If all of this feels dramatic, it should. Xbox is coming off a rough earnings report, with declines across the board. The brand has spent years trying to rebuild goodwill after a series of missteps, and while Phil Spencer’s tenure started strong, the last few years saw momentum slip. His early ascension was framed as a new era of clarity and gamer‑first leadership. Over time, though, the narrative shifted. Big acquisitions didn’t deliver the expected hits, hardware strategy became muddled, and the platform’s identity blurred. It’s hard not to see echoes of that arc now. A new leader arrives with a bold vision, a reorganization follows, and optimism rises. The question is whether this time the execution will match the ambition.
Sharma’s approach does feel different in one important way. She’s not trying to reinvent Xbox through charisma or culture alone. She’s rebuilding the plumbing. Her hires are operators, not figureheads. They’re people who specialize in removing friction, scaling systems, and shipping faster. If Xbox is going to refresh its brand, it needs more than a marketing pivot. It needs a platform that feels modern, responsive, and genuinely useful to developers and players. Sharma seems to understand that.
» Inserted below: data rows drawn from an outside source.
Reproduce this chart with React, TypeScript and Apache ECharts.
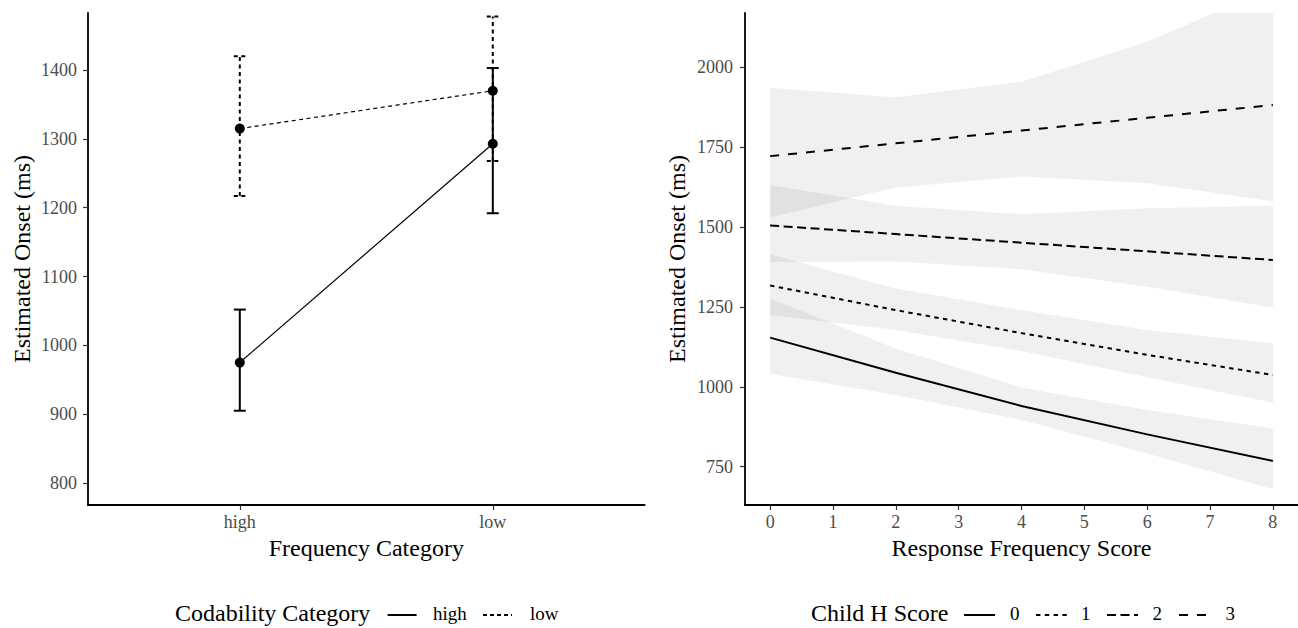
import React, { useEffect, useRef } from "react";
import * as echarts from "echarts";

// ---------- Left panel data ----------
const freqCats = ["high", "low"];
const codCats = ["high", "low"];
const codHighMean = [975, 1293];
const codHighLo = [905, 1192];
const codHighHi = [1052, 1403];
const codLowMean = [1315, 1370];
const codLowLo = [1217, 1268];
const codLowHi = [1420, 1478];
const leftYTicks = [800, 900, 1000, 1100, 1200, 1300, 1400];

// ---------- Right panel data ----------
const hScores = ["0", "1", "2", "3"];
const rfScores = [0, 2, 4, 6, 8];
const fit0 = [1154, 1044, 940, 851, 768];
const lo0 = [1040, 974, 896, 791, 679];
const hi0 = [1276, 1120, 998, 927, 870];
const fit1 = [1317, 1240, 1168, 1100, 1037];
const lo1 = [1225, 1178, 1112, 1030, 950];
const hi1 = [1415, 1308, 1240, 1178, 1136];
const fit2 = [1505, 1478, 1451, 1424, 1397];
const lo2 = [1391, 1392, 1368, 1313, 1248];
const hi2 = [1632, 1567, 1540, 1559, 1567];
const fit3 = [1722, 1762, 1802, 1842, 1882];
const lo3 = [1530, 1624, 1658, 1637, 1580];
const hi3 = [1936, 1906, 1955, 2080, 2250];
const rightXTicks = [0, 1, 2, 3, 4, 5, 6, 7, 8];
const rightYTicks = [750, 1000, 1250, 1500, 1750, 2000];

const FONT = '"Liberation Serif", "Times New Roman", serif';
const dashRight: (number[] | "solid")[] = ["solid", [4.4, 4.4], [9, 4.5], [9, 9]];
const dashLeft: (number[] | "solid")[] = ["solid", [4, 3.5]];

export default function App() {
  const ref = useRef<HTMLDivElement>(null);
  useEffect(() => {
    if (!ref.current) return;
    const chart = echarts.init(ref.current, null, { renderer: "svg" });

    const axisCommon = (gridIndex: number) => ({
      gridIndex,
      type: "value" as const,
      axisLine: { show: true, onZero: false, lineStyle: { color: "#000", width: 1.8 } },
      axisTick: { show: true, length: 5, lineStyle: { color: "#333", width: 1.2 } },
      splitLine: { show: false },
      nameLocation: "middle" as const,
      nameTextStyle: { color: "#000", fontSize: 24, fontFamily: FONT },
    });
    const labelStyle = { color: "#4d4d4d", fontSize: 18, fontFamily: FONT };
    const plain = (v: number) => String(v);

    const lows = [codHighLo, codLowLo];
    const highs = [codHighHi, codLowHi];
    const means = [codHighMean, codLowMean];

    const series: any[] = [];
    // Left: error bars
    codCats.forEach((c, gi) => {
      series.push({
        type: "custom",
        xAxisIndex: 0,
        yAxisIndex: 0,
        data: freqCats.map((_, i) => [i + 1, lows[gi][i], highs[gi][i]]),
        encode: { x: 0, y: [1, 2] },
        z: 2,
        renderItem: (params: any, api: any) => {
          const x = api.value(0);
          const pLo = api.coord([x, api.value(1)]);
          const pHi = api.coord([x, api.value(2)]);
          const half = 6;
          const dash = dashLeft[gi] === "solid" ? null : (dashLeft[gi] as number[]);
          const st = { stroke: "#000", lineWidth: 2, lineDash: dash };
          return {
            type: "group",
            children: [
              { type: "line", shape: { x1: pLo[0], y1: pLo[1], x2: pHi[0], y2: pHi[1] }, style: st },
              { type: "line", shape: { x1: pLo[0] - half, y1: pLo[1], x2: pLo[0] + half, y2: pLo[1] }, style: st },
              { type: "line", shape: { x1: pHi[0] - half, y1: pHi[1], x2: pHi[0] + half, y2: pHi[1] }, style: st },
            ],
          };
        },
      });
    });
    codCats.forEach((c, gi) => {
      series.push({
        type: "line",
        name: c,
        xAxisIndex: 0,
        yAxisIndex: 0,
        data: freqCats.map((_, i) => [i + 1, means[gi][i]]),
        symbol: "circle",
        symbolSize: 10,
        itemStyle: { color: "#000" },
        lineStyle: { color: "#000", width: 1.2, type: dashLeft[gi] },
        z: 3,
      });
    });

    // Right: ribbons (one polygon per band, drawn through the axis scales)
    const fits = [fit0, fit1, fit2, fit3];
    const los = [lo0, lo1, lo2, lo3];
    const his = [hi0, hi1, hi2, hi3];
    hScores.forEach((h, k) => {
      series.push({
        type: "custom",
        xAxisIndex: 1,
        yAxisIndex: 1,
        data: rfScores.map((x, i) => [x, los[k][i], his[k][i]]),
        encode: { x: 0, y: [1, 2] },
        clip: true,
        silent: true,
        z: 1,
        renderItem: (params: any, api: any) => {
          if (params.dataIndex !== 0) return null;
          const upper = rfScores.map((x, i) => api.coord([x, his[k][i]]));
          const lower = rfScores.map((x, i) => api.coord([x, los[k][i]])).reverse();
          const cs = params.coordSys;
          return {
            type: "group",
            children: [
              {
                type: "polygon",
                shape: { points: upper.concat(lower) },
                style: { fill: "rgba(0,0,0,0.06)" },
              },
            ],
            clipPath: {
              type: "rect",
              shape: { x: cs.x, y: cs.y, width: cs.width, height: cs.height },
            },
          };
        },
      });
    });
    hScores.forEach((h, k) => {
      series.push({
        type: "line",
        name: "H" + h,
        xAxisIndex: 1,
        yAxisIndex: 1,
        data: rfScores.map((x, i) => [x, fits[k][i]]),
        symbol: "none",
        lineStyle: { color: "#000", width: 2, type: dashRight[k] },
        z: 3,
      });
    });

    // Legends as graphics
    const graphics: any[] = [];
    const legendY = 615;
    const leftKeyX = [387.6, 483];
    const leftLabelX = [433, 530];
    graphics.push({
      type: "text", left: 175, top: legendY - 14,
      style: { text: "Codability Category", fontSize: 24, fontFamily: FONT, fill: "#000" },
    });
    codCats.forEach((c, i) => {
      graphics.push({
        type: "line",
        shape: { x1: leftKeyX[i], y1: legendY, x2: leftKeyX[i] + 29, y2: legendY },
        style: { stroke: "#000", lineWidth: 2, lineDash: dashLeft[i] === "solid" ? null : [4, 3] },
      });
      graphics.push({
        type: "text", left: leftLabelX[i], top: legendY - 11,
        style: { text: c, fontSize: 19, fontFamily: FONT, fill: "#000" },
      });
    });
    const rightKeyX = [964, 1036, 1107, 1179];
    const rightLabelX = [1010, 1081, 1152.5, 1225.6];
    graphics.push({
      type: "text", left: 811, top: legendY - 14,
      style: { text: "Child H Score", fontSize: 24, fontFamily: FONT, fill: "#000" },
    });
    hScores.forEach((h, i) => {
      graphics.push({
        type: "line",
        shape: { x1: rightKeyX[i], y1: legendY, x2: rightKeyX[i] + 31, y2: legendY },
        style: { stroke: "#000", lineWidth: 2, lineDash: dashRight[i] === "solid" ? null : dashRight[i] },
      });
      graphics.push({
        type: "text", left: rightLabelX[i], top: legendY - 11,
        style: { text: h, fontSize: 19, fontFamily: FONT, fill: "#000" },
      });
    });

    chart.setOption({
      animation: false,
      backgroundColor: "#fff",
      grid: [
        { left: 88, top: 13, width: 556.6, height: 492 },
        { left: 745, top: 13, width: 555.7, height: 492 },
      ],
      xAxis: [
        {
          ...axisCommon(0),
          min: 0.4,
          max: 2.6,
          axisTick: { show: true, length: 5, customValues: [1, 2], lineStyle: { color: "#333", width: 1.2 } },
          axisLabel: {
            ...labelStyle,
            margin: 8,
            customValues: [1, 2],
            formatter: (v: number) => freqCats[Math.round(v) - 1] ?? "",
          },
          name: "Frequency Category",
          nameGap: 30,
        },
        {
          ...axisCommon(1),
          min: -0.4,
          max: 8.4,
          axisTick: { show: true, length: 5, customValues: rightXTicks, lineStyle: { color: "#333", width: 1.2 } },
          axisLabel: { ...labelStyle, margin: 8, customValues: rightXTicks, formatter: plain },
          name: "Response Frequency Score",
          nameGap: 30,
        },
      ],
      yAxis: [
        {
          ...axisCommon(0),
          min: 768,
          max: 1483,
          axisTick: { show: true, length: 5, customValues: leftYTicks, lineStyle: { color: "#333", width: 1.2 } },
          axisLabel: { ...labelStyle, margin: 11, customValues: leftYTicks, formatter: plain },
          name: "Estimated Onset (ms)",
          nameGap: 54,
        },
        {
          ...axisCommon(1),
          min: 630,
          max: 2170,
          axisTick: { show: true, length: 5, customValues: rightYTicks, lineStyle: { color: "#333", width: 1.2 } },
          axisLabel: { ...labelStyle, margin: 12, customValues: rightYTicks, formatter: plain },
          name: "Estimated Onset (ms)",
          nameGap: 56,
        },
      ],
      series,
      graphic: graphics,
    });
    return () => chart.dispose();
  }, []);
  return (
    <div
      ref={ref}
      style={{ position: "fixed", left: 0, top: 0, width: 1298, height: 628, background: "#fff" }}
    />
  );
}
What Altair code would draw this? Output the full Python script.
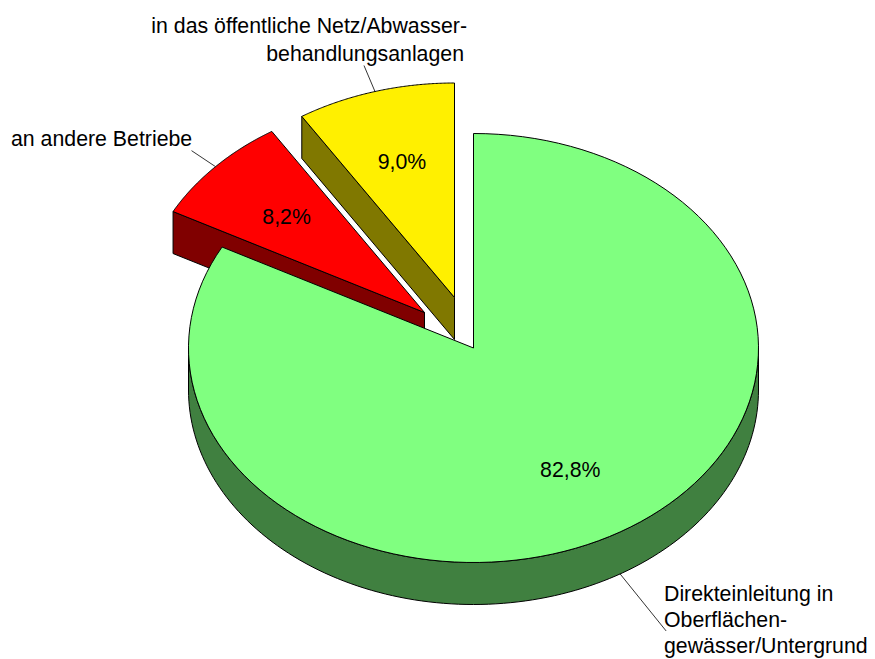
import math
import altair as alt
import pandas as pd

# --- chart values ---
categories = ["Direkteinleitung", "an andere Betriebe", "öffentliches Netz"]
shares = [82.8, 8.2, 9.0]
share_labels = ["82,8%", "8,2%", "9,0%"]
top_colors = ["#80FF80", "#FF0000", "#FFF000"]
side_colors = ["#408040", "#800000", "#807800"]
outer_lines = [
    ["Direkteinleitung in", "Oberflächen-", "gewässer/Untergrund"],
    ["an andere Betriebe"],
    ["in das öffentliche Netz/Abwasser-", "behandlungsanlagen"],
]

# --- layout (pixels in the page picture) ---
W, H = 859, 651
RX, RY, DEPTH = 285.0, 214.5, 42.0
CX, CY = 473.5, 348.0
centres = [(473.5, 348.0), (424.5, 312.5), (454.5, 297.5)]
leader_d = [(46, 57), (-24, -16), (-11, -26)]
label_pos = [
    [(664, 601, "left"), (664, 627, "left"), (664, 653, "left")],
    [(11, 146, "left")],
    [(467, 33, "right"), (464, 61, "right")],
]
FONT = "Liberation Sans"
FONT_SIZE = 21.3


def ux(px):
    return (px - CX) / RX


def uy(py):
    return (CY - py) / RY


xs = alt.Scale(domain=[ux(8), ux(8 + W)], range=[0, W], nice=False, zero=False)
ys = alt.Scale(domain=[uy(8 + H), uy(8)], range=[H, 0], nice=False, zero=False)
X = alt.X("x:Q", scale=xs, axis=None)
Y = alt.Y("y:Q", scale=ys, axis=None)

# slice angles, clockwise from 12 o'clock
bounds = [0.0]
for s in shares:
    bounds.append(bounds[-1] + s / sum(shares) * 2 * math.pi)


def arc(a0, a1, cx, cy, drop=0.0, n=120):
    pts = []
    for k in range(n + 1):
        a = a0 + (a1 - a0) * k / n
        pts.append((ux(cx) + math.sin(a), uy(cy) + math.cos(a) - drop / RY))
    return pts


def poly(pts, color):
    df = pd.DataFrame(pts, columns=["x", "y"])
    df["i"] = range(len(df))
    return (
        alt.Chart(df)
        .mark_line(
            fill=color,
            stroke="black",
            strokeWidth=1,
            strokeJoin="miter",
            interpolate="linear-closed",
        )
        .encode(x=X, y=Y, order="i:Q")
    )


layers = []
# yellow, then red, then green (back to front)
for idx in (2, 1, 0):
    a0, a1 = bounds[idx], bounds[idx + 1]
    cx, cy = centres[idx]
    apex = (ux(cx), uy(cy))
    apex_low = (ux(cx), uy(cy + DEPTH))
    if idx == 0:
        side = arc(math.pi / 2, 3 * math.pi / 2, cx, cy) + arc(
            3 * math.pi / 2, math.pi / 2, cx, cy, DEPTH
        )
    else:
        rim = (ux(cx) + math.sin(a0), uy(cy) + math.cos(a0))
        rim_low = (rim[0], rim[1] - DEPTH / RY)
        side = [rim, apex, apex_low, rim_low]
    layers.append(poly(side, side_colors[idx]))
    layers.append(poly([apex] + arc(a0, a1, cx, cy), top_colors[idx]))

# leaders and labels
texts = []
pct = []
for idx in range(3):
    a0, a1 = bounds[idx], bounds[idx + 1]
    mid = (a0 + a1) / 2
    cx, cy = centres[idx]
    drop = DEPTH if idx == 0 else 0.0
    start = (ux(cx) + math.sin(mid), uy(cy) + math.cos(mid) - drop / RY)
    dx, dy = leader_d[idx]
    end = (start[0] + dx / RX, start[1] - dy / RY)
    ldf = pd.DataFrame([start, end], columns=["x", "y"])
    layers.append(
        alt.Chart(ldf).mark_line(stroke="black", strokeWidth=0.8).encode(x=X, y=Y)
    )
    pct.append(
        {
            "x": ux(cx) + 0.66 * math.sin(mid),
            "y": uy(cy) + 0.66 * math.cos(mid) - 1.5 / RY,
            "t": share_labels[idx],
        }
    )
    for line, (px, py, al) in zip(outer_lines[idx], label_pos[idx]):
        texts.append({"x": ux(px), "y": uy(py), "t": line, "a": al})

layers.append(
    alt.Chart(pd.DataFrame(pct))
    .mark_text(font=FONT, fontSize=FONT_SIZE, color="black", align="center", baseline="middle")
    .encode(x=X, y=Y, text="t:N")
)
tdf = pd.DataFrame(texts)
for al in ("left", "right"):
    layers.append(
        alt.Chart(tdf[tdf.a == al])
        .mark_text(font=FONT, fontSize=FONT_SIZE, color="black", align=al, baseline="alphabetic")
        .encode(x=X, y=Y, text="t:N")
    )

chart = (
    alt.layer(*layers)
    .properties(
        width=W,
        height=H,
        padding=0,
        background="white",
        autosize=alt.AutoSizeParams(type="none"),
    )
    .configure_view(stroke=None)
)
chart.save("out.html", embed_options={"renderer": "svg", "actions": False})
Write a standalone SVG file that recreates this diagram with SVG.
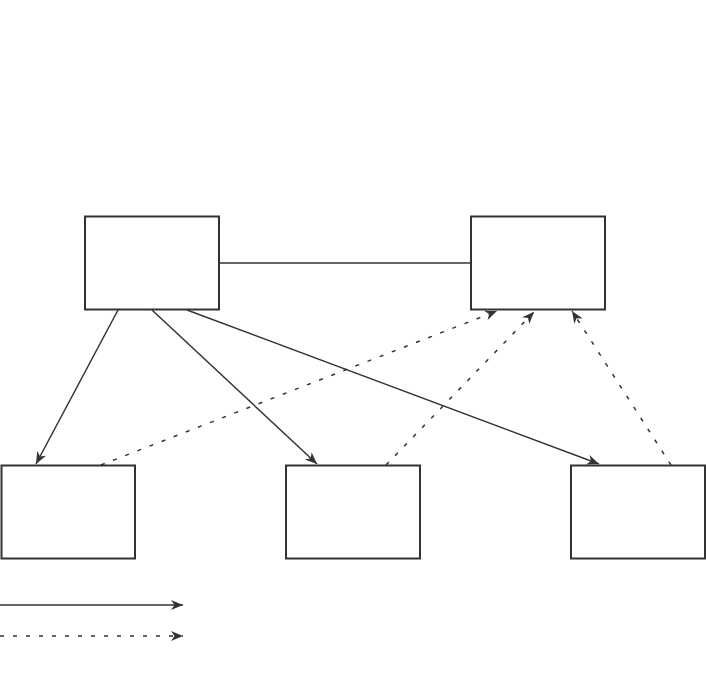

Still, realism matters. Xbox has been here before. Big promises, big restructures, big visions. The company has the resources to pull off a reinvention, but it also has a history of losing focus or patience when the path gets messy. Sharma’s shake up is a strong start, but the real test will be whether Microsoft gives her the runway to follow through. Xbox doesn’t need another reset. It needs a sustained rebuild.
If Sharma can deliver that, this moment might be remembered as the beginning of Xbox’s next era. If not, it risks becoming another chapter in a long cycle of reinvention without resolution. For now, the moves are bold, the intent is clear, and the stakes are higher than ever.